> **Exercise**: Pictures stay out of the copy. Please reproduce only the lines between the one holding "Generate a Python" and the one holding "ax = fig.add_axes([0.1227, 0.1098, 0.8717, 0.8568])", inclusive.

> **Data provided**:
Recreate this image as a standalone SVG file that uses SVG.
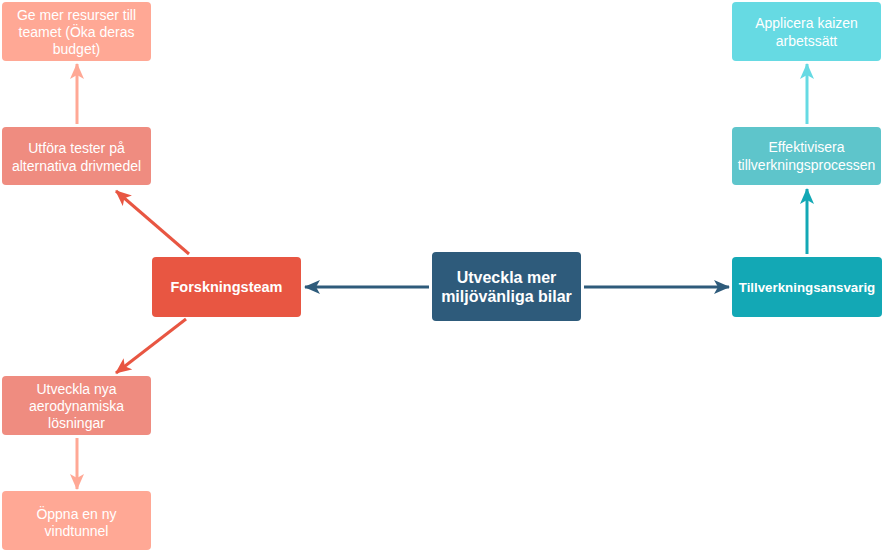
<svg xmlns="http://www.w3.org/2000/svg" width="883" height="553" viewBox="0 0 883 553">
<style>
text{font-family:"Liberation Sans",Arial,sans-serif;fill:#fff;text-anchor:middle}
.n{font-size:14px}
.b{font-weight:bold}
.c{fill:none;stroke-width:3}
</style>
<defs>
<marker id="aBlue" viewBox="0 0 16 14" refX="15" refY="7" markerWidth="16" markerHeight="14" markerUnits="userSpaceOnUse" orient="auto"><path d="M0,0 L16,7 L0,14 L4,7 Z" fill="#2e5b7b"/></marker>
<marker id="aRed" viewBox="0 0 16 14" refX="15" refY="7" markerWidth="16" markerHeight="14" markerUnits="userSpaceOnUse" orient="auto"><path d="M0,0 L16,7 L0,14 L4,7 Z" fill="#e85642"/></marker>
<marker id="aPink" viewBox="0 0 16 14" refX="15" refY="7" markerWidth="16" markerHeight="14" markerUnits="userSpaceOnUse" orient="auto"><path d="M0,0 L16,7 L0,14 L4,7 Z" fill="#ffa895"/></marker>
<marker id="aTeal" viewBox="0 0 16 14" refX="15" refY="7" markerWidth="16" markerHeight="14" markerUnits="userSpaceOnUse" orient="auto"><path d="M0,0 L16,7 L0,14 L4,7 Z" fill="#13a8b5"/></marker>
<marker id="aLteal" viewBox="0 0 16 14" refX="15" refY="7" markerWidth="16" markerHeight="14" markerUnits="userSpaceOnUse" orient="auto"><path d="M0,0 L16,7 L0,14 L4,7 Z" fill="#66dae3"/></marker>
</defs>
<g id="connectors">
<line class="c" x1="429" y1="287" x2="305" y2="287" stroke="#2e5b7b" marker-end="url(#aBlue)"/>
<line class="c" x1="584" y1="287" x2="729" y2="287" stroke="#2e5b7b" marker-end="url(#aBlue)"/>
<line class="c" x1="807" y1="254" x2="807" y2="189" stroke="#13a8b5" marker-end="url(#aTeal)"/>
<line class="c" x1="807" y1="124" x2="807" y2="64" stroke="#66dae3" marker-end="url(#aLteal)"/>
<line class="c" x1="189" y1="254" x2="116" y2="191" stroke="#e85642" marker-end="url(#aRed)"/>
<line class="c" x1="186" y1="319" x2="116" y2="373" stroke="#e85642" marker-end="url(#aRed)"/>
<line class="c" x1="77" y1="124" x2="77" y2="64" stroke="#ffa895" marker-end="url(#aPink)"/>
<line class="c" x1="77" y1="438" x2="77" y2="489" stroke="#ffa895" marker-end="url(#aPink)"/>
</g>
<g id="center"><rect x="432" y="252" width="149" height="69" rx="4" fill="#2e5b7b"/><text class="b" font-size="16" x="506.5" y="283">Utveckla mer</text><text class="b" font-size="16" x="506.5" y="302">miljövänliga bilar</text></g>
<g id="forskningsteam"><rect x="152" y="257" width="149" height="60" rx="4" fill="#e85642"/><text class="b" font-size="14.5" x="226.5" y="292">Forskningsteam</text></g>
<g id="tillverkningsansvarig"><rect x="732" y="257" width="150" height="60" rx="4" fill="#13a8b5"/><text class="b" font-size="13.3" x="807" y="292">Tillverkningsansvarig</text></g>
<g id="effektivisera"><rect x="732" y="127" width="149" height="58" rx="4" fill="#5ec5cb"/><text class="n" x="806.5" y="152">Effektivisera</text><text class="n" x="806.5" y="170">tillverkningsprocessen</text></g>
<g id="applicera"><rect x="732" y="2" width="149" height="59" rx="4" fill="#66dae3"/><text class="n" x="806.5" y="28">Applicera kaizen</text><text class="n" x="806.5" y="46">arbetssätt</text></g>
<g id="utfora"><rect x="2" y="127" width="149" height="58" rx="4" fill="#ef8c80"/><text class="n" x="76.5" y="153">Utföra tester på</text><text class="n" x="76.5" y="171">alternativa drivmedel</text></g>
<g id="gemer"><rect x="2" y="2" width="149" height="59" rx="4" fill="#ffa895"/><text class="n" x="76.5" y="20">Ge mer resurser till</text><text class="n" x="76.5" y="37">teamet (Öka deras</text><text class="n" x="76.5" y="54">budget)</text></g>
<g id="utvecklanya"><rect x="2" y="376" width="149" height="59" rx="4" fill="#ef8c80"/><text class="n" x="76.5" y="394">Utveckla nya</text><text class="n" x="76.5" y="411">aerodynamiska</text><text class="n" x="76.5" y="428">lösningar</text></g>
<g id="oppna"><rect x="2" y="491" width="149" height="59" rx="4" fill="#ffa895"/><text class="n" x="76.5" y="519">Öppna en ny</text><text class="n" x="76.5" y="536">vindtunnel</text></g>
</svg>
* * *
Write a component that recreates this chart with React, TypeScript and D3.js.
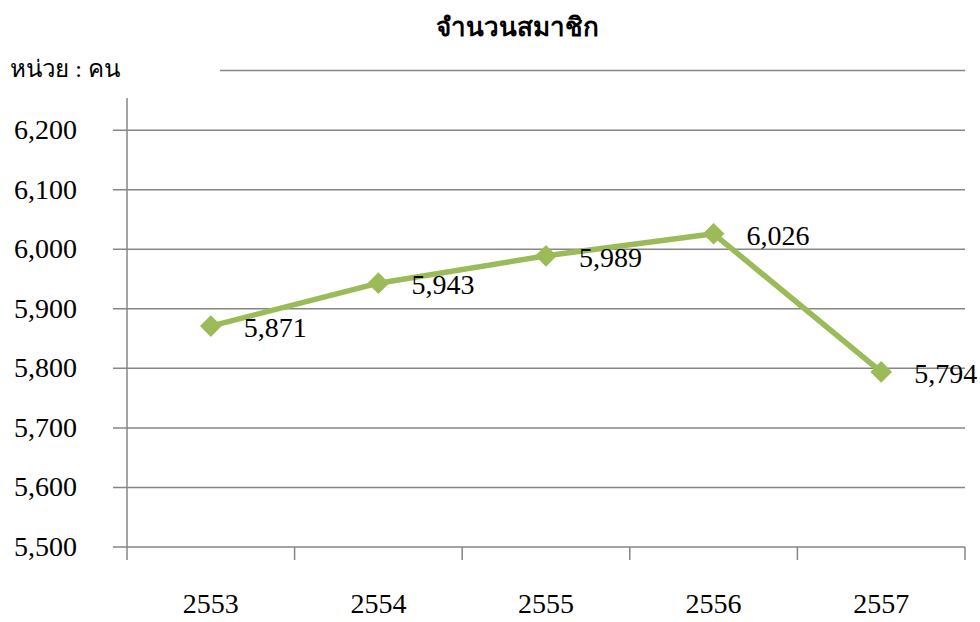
---
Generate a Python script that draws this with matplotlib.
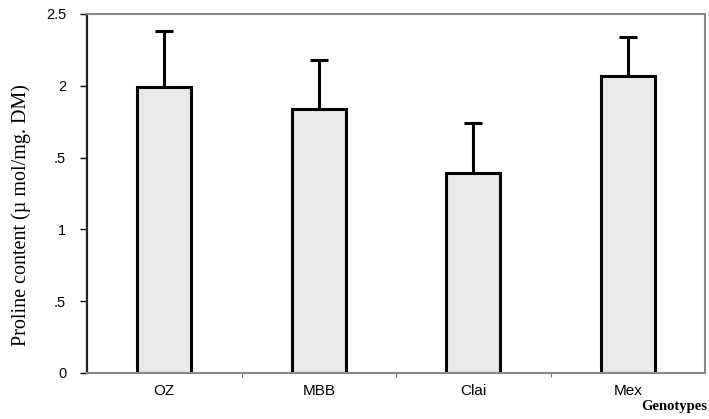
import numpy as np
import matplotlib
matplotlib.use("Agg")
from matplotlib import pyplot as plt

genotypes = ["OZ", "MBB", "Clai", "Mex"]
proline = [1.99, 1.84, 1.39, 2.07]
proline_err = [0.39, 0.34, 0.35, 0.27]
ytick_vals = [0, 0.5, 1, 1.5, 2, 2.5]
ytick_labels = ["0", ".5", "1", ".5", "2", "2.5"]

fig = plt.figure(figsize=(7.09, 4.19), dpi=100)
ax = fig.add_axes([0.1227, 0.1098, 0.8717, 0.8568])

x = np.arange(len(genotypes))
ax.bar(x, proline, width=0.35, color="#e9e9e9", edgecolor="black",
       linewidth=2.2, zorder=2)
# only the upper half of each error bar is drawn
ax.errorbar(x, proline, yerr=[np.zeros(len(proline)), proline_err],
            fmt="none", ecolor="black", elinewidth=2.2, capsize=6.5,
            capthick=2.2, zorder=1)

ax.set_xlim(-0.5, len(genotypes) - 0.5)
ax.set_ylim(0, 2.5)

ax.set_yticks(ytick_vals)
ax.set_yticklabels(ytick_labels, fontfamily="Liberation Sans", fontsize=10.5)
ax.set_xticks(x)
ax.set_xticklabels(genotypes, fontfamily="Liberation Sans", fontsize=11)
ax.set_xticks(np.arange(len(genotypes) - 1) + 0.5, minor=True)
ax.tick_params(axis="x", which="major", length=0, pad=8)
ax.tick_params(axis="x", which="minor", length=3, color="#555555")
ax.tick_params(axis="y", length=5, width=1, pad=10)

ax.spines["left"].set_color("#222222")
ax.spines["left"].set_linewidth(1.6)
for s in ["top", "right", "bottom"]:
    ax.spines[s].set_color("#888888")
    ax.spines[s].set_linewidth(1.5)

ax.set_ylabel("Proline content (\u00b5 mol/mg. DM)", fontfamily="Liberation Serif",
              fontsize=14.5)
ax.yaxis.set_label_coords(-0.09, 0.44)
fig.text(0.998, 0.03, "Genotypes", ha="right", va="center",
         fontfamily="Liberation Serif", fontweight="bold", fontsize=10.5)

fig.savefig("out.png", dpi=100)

> **Task solution**:
Generate a Python script that draws this with matplotlib.
import numpy as np
import matplotlib
matplotlib.use("Agg")
from matplotlib import pyplot as plt

genotypes = ["OZ", "MBB", "Clai", "Mex"]
proline = [1.99, 1.84, 1.39, 2.07]
proline_err = [0.39, 0.34, 0.35, 0.27]
ytick_vals = [0, 0.5, 1, 1.5, 2, 2.5]
ytick_labels = ["0", ".5", "1", ".5", "2", "2.5"]

fig = plt.figure(figsize=(7.09, 4.19), dpi=100)
ax = fig.add_axes([0.1227, 0.1098, 0.8717, 0.8568])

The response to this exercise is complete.